Matt Kettler wrote:
> [EMAIL PROTECTED] wrote:
> >one minor complaint: effectively released on a Friday. I can't be the only 
> >one
> >with a company policy of not changing stuff on Friday (before the weekend).
> 
> I've got a company policy of preferring changes to be outside of work 
> hours, so weekends are perfect :) 

At my work we also have a policy against changes before the weekend or
even outside work hours.  Otherwise if there were a problem the system
could be down all night and not be noticed until 4am when the first
high level manager arrives and finds the system broken, with no one to
call for support at that time.  Not good.  If an update at 10am goes
bad, a support call at 10:30am is much more pleasant.

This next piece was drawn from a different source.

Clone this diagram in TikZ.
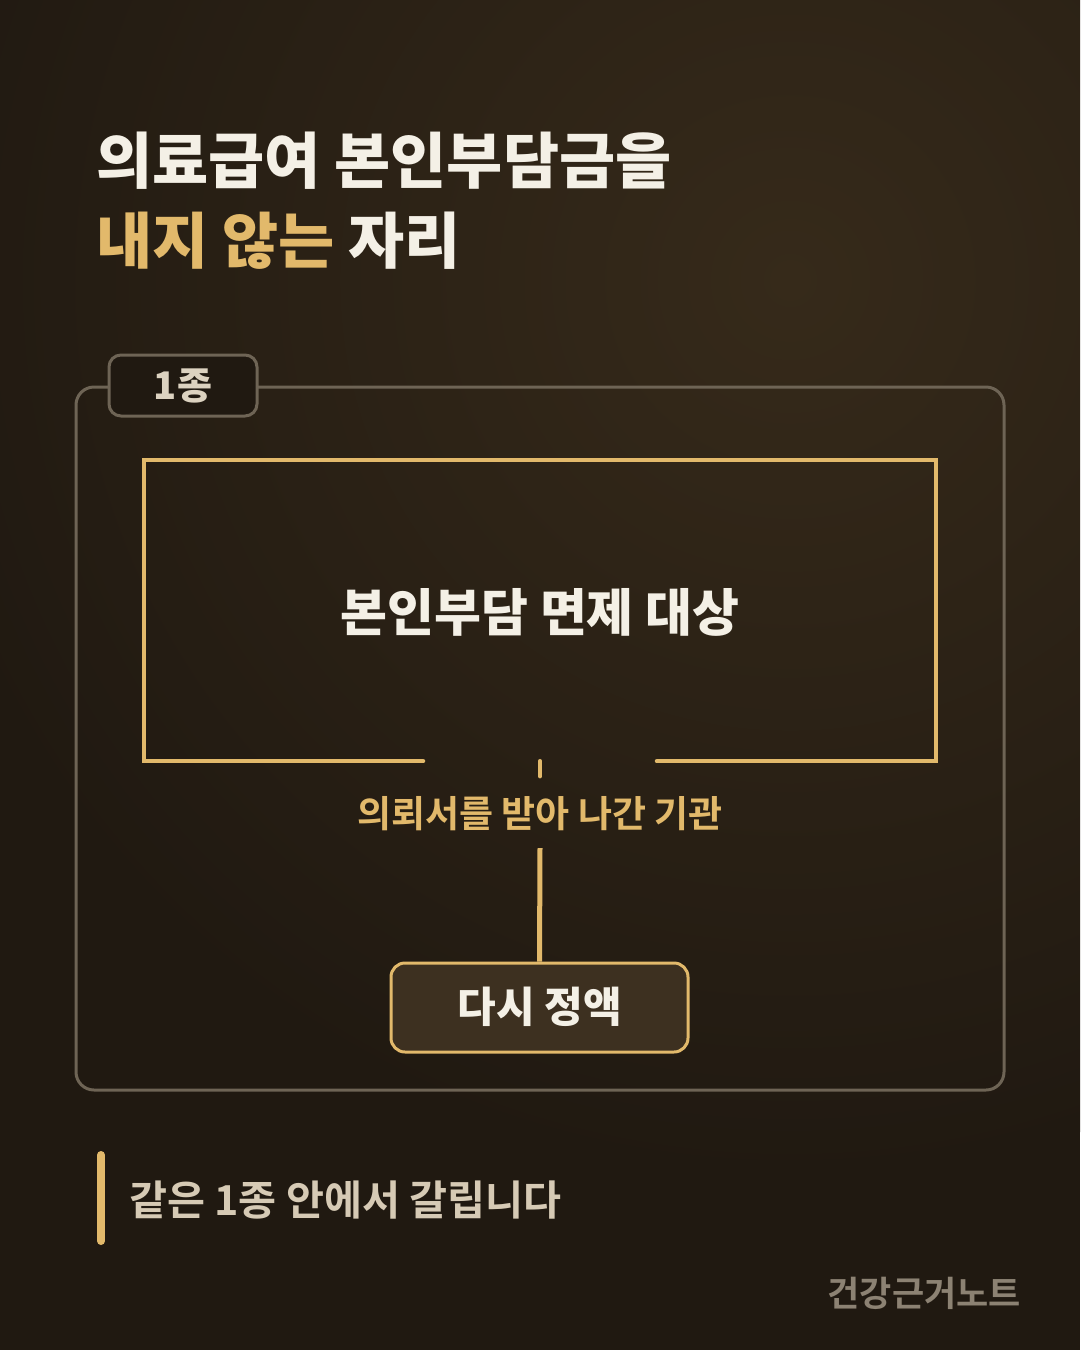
\documentclass[tikz,border=0pt]{standalone}
\usepackage{fontspec}
\setmainfont{Noto Sans CJK KR}[BoldFont={Noto Sans CJK KR Bold}]
\newfontfamily\krblack{Noto Sans CJK KR Black}
\usetikzlibrary{calc}
\definecolor{bg}{HTML}{201911}
\definecolor{glow}{HTML}{362A1A}
\definecolor{gold}{HTML}{E2B96B}
\definecolor{cream}{HTML}{F4F0E6}
\definecolor{frame}{HTML}{6E6455}
\definecolor{tagtext}{HTML}{DCD2C0}
\definecolor{btnfill}{HTML}{3D3020}
\definecolor{subtext}{HTML}{D6CAB5}
\definecolor{foot}{HTML}{8C8273}
\tikzset{
  txt/.style={inner sep=0pt, font=\bfseries},
  goldline/.style={draw=gold, line width=4.5pt, line cap=round},
}
\begin{document}
\begin{tikzpicture}[x=1pt,y=-1pt]
\useasboundingbox (0,0) rectangle (1080,1350);
\fill[bg] (0,0) rectangle (1080,1350);
\begin{scope}
\clip (0,0) rectangle (1080,1350);
\shade[inner color=glow, outer color=bg] (790,280) circle (900);
\end{scope}
% title
\node[txt, anchor=base west, text=cream, font=\krblack\fontsize{61}{70}\selectfont] (t1) at (96,183) {의료급여 본인부담금을};
\node[txt, anchor=base west, font=\krblack\fontsize{61}{70}\selectfont] (t2) at (96,263) {\textcolor{gold}{내지 않는} \textcolor{cream}{자리}};
% outer frame
\draw[frame, line width=3pt, rounded corners=18pt] (76,387) rectangle (1004,1090);
\node[draw=frame, fill=bg, line width=3pt, rounded corners=12pt, minimum width=148pt, minimum height=61pt, inner sep=0pt] (tag) at (183,385.5) {};
\node[txt, text=tagtext, font=\krblack\fontsize{38}{42}\selectfont] (tagt) at (183,386) {1종};
% inner box
\node[minimum width=792pt, minimum height=301pt, inner sep=0pt] (main) at (540,610.5) {};
\node[txt, text=cream, font=\krblack\fontsize{51}{56}\selectfont] (maint) at (540,612) {본인부담 면제 대상};
\draw[goldline, line cap=round, line join=miter] ($(main.south)+(-117,0)$) -- (main.south west) -- (main.north west) -- (main.north east) -- (main.south east) -- ($(main.south)+(117,0)$);
\draw[goldline] (main.south) -- ++(0,15);
% label
\node[txt, text=gold, font=\bfseries\fontsize{37}{40}\selectfont, minimum height=68pt] (lab) at (540,814) {의뢰서를 받아 나간 기관};
% button
\node[draw=gold, fill=btnfill, line width=3pt, rounded corners=14pt, minimum width=297pt, minimum height=89pt, inner sep=0pt] (btn) at (539.5,1007.5) {};
\node[txt, text=cream, font=\krblack\fontsize{42}{46}\selectfont] (btnt) at (540,1007) {다시 정액};
\draw[goldline, line width=5pt, line cap=butt] (lab.south) -- (btn.north);
% bottom note
\draw[gold, line width=8pt, line cap=round] (101,1155) -- (101,1241);
\node[txt, anchor=west, text=subtext, font=\bfseries\fontsize{41.3}{46}\selectfont] (note) at (129,1200) {같은 1종 안에서 갈립니다};
% footer
\node[txt, anchor=east, text=foot, font=\bfseries\fontsize{35}{38}\selectfont] (foot) at (1021,1293) {건강근거노트};
\end{tikzpicture}
\end{document}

Changes occur during the day.  If it is a typical change the user
should not be able to tell.  If it is more serious, such as requiring
a reboot, then we want the user to verify the system after the change,
and so again it happens during the day.  Especially here users will be
launching long running jobs and will want to be around to make use of
the cpu cycles immediately after the reboot.  If the machines sat idle
overnight that would be wasteful.

Minor changes any time.  Major changes during the day.  Major changes
we prefer on Tuesday during the daytime hours.  It avoids killing off
people's weekends.  Users running jobs or admins fixing problems,
either way, both groups would like their weekends.  It avoids the
typical manic Monday issues.  If something goes wrong there is a
support team available to find and fix the problem in a reasonable
timeframe.  It is daytime when the A-team is available.  So typically
I make major changes Tuesday through Thursday 9 to 5.

For a minor SA update I would do that anytime.  If the Berkely DB
libraries changed that counts as major and I would do that daytime
only.  If we lost the bayes engine on Friday and did not notice until
Monday there would be a huge amount of untagged spam in the boxes.